Association for Social and Human Awareness (ASHA) has joined hands with Calcutta NGO Tomorrow’s Foundation to conduct a three-month survey to track down the children. It started on June 8 and will continue till September.
A 15-member team is carrying out the 90-day survey in 14 villages in 10 districts — Gumla, Ranchi, Khunti, Seraikela-Kharsawan, Chaibasa, Bokaro, West Singhbhum, Simdega, Latehar and Lohardaga.
Till now, nearly 9,000 children (one to 14 years), who migrate to Odisha, Bihar and Uttarakhand among other states, have been traced. The team members are preparing the lists of children who have returned along with their parents’ names, addresses and contact numbers.

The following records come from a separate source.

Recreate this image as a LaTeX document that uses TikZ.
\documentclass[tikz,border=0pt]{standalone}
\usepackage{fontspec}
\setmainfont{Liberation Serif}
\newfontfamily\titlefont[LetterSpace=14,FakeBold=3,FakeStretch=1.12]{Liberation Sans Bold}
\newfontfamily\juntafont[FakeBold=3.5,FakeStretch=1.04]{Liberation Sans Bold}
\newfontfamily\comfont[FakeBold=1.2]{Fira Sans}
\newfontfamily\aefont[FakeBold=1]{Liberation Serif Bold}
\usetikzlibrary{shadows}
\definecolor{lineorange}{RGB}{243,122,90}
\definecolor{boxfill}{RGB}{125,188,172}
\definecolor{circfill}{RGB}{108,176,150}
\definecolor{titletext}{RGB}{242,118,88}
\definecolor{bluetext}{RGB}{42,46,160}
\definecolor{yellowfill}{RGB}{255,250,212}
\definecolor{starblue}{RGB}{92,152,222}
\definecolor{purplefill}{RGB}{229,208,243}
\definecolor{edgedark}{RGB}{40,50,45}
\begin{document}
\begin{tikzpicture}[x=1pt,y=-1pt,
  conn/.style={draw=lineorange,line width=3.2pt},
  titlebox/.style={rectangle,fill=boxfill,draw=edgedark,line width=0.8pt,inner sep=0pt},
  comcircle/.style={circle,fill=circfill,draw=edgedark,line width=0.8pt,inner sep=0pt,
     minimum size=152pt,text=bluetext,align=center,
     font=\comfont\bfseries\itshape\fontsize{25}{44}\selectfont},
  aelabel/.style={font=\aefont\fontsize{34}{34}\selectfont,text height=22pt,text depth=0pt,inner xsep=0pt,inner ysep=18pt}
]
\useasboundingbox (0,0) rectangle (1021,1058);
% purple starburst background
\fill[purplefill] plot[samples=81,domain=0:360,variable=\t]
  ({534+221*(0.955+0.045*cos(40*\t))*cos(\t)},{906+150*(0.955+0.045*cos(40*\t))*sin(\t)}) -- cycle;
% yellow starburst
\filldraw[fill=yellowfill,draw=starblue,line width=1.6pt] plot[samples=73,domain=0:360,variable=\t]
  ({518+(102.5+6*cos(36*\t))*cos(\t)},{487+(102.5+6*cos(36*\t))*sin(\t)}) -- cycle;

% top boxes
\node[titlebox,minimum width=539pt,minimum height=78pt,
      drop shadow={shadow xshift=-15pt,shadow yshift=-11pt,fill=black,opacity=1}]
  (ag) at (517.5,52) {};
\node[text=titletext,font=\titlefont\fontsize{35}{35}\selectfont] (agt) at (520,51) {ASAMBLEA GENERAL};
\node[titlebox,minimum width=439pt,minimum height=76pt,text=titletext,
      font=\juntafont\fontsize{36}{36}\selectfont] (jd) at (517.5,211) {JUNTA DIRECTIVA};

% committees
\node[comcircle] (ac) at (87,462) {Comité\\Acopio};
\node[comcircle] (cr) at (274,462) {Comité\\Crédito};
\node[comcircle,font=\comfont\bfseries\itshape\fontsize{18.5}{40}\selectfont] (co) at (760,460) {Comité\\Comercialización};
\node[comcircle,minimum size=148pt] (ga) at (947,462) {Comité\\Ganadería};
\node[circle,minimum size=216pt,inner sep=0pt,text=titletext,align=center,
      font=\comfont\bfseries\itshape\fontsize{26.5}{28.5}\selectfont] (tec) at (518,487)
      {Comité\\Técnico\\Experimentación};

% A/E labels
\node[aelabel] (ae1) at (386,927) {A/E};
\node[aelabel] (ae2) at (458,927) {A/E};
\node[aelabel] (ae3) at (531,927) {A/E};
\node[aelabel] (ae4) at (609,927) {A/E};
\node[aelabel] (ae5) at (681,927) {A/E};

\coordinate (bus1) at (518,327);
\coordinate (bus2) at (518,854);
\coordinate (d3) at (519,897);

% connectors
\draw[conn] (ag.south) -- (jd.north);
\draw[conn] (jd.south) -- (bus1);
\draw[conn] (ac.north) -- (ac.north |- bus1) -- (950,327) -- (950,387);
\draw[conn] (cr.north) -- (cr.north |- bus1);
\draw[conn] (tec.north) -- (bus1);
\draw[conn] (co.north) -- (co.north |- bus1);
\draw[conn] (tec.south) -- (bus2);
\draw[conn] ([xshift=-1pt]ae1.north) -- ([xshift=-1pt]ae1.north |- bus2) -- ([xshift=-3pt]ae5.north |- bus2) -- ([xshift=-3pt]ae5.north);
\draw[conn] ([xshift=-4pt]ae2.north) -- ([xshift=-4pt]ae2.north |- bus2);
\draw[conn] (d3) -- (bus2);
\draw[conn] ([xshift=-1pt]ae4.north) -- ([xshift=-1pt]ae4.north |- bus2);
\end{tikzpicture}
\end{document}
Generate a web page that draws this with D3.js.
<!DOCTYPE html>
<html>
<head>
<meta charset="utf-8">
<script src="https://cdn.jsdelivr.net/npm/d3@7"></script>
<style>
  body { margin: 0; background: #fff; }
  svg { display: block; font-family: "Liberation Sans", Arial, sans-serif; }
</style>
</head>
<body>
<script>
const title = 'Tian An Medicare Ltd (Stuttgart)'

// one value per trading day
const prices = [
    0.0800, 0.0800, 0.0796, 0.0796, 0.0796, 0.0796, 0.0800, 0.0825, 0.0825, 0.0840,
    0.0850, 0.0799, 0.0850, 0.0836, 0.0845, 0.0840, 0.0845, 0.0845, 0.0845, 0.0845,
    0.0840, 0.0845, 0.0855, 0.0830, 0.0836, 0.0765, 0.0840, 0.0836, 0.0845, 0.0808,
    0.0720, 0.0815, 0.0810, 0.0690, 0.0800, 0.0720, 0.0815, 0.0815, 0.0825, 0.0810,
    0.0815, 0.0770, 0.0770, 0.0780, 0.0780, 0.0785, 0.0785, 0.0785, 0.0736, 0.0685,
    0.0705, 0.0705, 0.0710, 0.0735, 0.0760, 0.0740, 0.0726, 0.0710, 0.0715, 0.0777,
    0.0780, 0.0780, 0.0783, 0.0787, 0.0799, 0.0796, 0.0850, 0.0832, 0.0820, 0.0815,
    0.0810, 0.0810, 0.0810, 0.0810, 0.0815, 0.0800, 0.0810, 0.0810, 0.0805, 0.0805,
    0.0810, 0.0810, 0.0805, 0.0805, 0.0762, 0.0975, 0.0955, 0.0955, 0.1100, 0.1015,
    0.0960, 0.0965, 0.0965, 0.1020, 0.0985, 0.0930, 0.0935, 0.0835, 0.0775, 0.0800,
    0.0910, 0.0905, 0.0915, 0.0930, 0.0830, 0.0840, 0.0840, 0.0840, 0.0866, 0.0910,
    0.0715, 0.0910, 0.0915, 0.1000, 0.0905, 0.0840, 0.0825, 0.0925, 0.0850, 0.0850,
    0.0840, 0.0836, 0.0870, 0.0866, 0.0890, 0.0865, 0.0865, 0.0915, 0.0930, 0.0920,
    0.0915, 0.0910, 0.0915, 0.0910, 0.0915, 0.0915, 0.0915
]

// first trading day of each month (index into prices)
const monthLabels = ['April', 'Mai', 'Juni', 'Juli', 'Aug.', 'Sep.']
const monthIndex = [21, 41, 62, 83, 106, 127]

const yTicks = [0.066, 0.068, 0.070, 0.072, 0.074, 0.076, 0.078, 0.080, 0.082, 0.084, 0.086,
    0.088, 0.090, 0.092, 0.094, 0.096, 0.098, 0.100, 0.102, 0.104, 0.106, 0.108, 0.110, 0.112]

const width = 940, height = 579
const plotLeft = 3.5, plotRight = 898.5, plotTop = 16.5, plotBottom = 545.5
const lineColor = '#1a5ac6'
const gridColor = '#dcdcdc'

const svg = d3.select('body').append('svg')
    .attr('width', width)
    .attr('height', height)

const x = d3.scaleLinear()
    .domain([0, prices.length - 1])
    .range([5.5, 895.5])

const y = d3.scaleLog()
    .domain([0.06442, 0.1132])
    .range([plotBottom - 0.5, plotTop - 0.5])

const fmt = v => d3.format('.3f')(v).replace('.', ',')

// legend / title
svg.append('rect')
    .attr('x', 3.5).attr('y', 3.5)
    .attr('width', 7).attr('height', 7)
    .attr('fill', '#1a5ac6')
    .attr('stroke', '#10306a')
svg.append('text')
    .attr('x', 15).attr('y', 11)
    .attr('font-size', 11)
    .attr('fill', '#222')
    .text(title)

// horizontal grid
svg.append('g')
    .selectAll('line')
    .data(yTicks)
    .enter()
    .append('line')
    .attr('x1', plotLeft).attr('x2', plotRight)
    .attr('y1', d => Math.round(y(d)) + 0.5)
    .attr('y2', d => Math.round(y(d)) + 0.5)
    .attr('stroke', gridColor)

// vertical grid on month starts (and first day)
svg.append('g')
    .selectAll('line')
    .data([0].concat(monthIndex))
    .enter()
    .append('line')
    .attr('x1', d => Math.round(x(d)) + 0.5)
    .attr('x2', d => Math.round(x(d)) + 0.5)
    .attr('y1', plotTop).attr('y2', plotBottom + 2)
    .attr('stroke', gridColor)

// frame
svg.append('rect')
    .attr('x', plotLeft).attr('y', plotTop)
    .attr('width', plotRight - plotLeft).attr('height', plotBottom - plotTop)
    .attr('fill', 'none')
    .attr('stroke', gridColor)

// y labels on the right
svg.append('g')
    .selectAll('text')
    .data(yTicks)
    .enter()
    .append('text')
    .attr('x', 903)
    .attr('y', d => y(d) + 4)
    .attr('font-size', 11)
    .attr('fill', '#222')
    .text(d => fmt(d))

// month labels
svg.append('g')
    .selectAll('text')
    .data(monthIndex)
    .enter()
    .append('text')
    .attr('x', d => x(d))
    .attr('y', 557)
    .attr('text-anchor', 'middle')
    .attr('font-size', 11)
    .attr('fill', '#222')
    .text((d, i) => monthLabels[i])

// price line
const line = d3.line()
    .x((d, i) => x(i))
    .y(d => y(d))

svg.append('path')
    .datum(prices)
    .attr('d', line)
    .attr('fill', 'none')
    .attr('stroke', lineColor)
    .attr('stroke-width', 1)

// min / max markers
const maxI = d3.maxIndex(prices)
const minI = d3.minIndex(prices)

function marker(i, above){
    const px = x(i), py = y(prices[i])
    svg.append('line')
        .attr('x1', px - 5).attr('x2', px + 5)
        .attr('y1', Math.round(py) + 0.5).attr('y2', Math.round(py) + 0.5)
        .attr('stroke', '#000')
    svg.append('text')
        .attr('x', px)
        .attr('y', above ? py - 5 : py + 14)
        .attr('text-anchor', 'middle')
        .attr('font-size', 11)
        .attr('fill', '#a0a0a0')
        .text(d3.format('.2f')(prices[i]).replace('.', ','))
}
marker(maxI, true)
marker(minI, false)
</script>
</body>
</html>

ASHA will not only bring back these children but also rehabilitate them by putting them up at seasonal migration hostels and take measures to reconnect them with the mainstream society. “We are going to mount pressure on the government to admit them in local state-run schools and also help us open seasonal migration hostels so that they remain in their respective villages once the harvest season gets over by October,” said secretary of ASHA Ajay Kumar.
ASHA and Tomorrow’s Foundation are planning to jointly open nearly 1,000 seasonal migration hostels in 10 districts where the survey is on for accommodating the children. In each hostel, nearly 60 such children will stay. Besides free food, they will get all basic facilities. “We are also going to appoint two teachers to coach them according to their age after which they will be admitted at government schools,” Kumar said.
The NGOs will rope in village mukhiyas to help them. The lists will be handed to the mukhiyas for keeping a tab on the children.
“We are also planning to start some vocational courses and income generation activities for the villagers so that they have reasons to stay back once the harvest season gets over,” Kumar said.
Every year, lakhs of rural families dependent on agriculture leave Jharkhand to work at brick kilns, tobacco and carpet factories in other states. Once the harvest season starts in June, they return to cultivate their land and stay on till October.
The children start going to local schools but again drop out once the parents get ready to leave the villages.
The NGOs will also generate awareness among rural masses about the need to educate their children so that they are not pulled out of schools.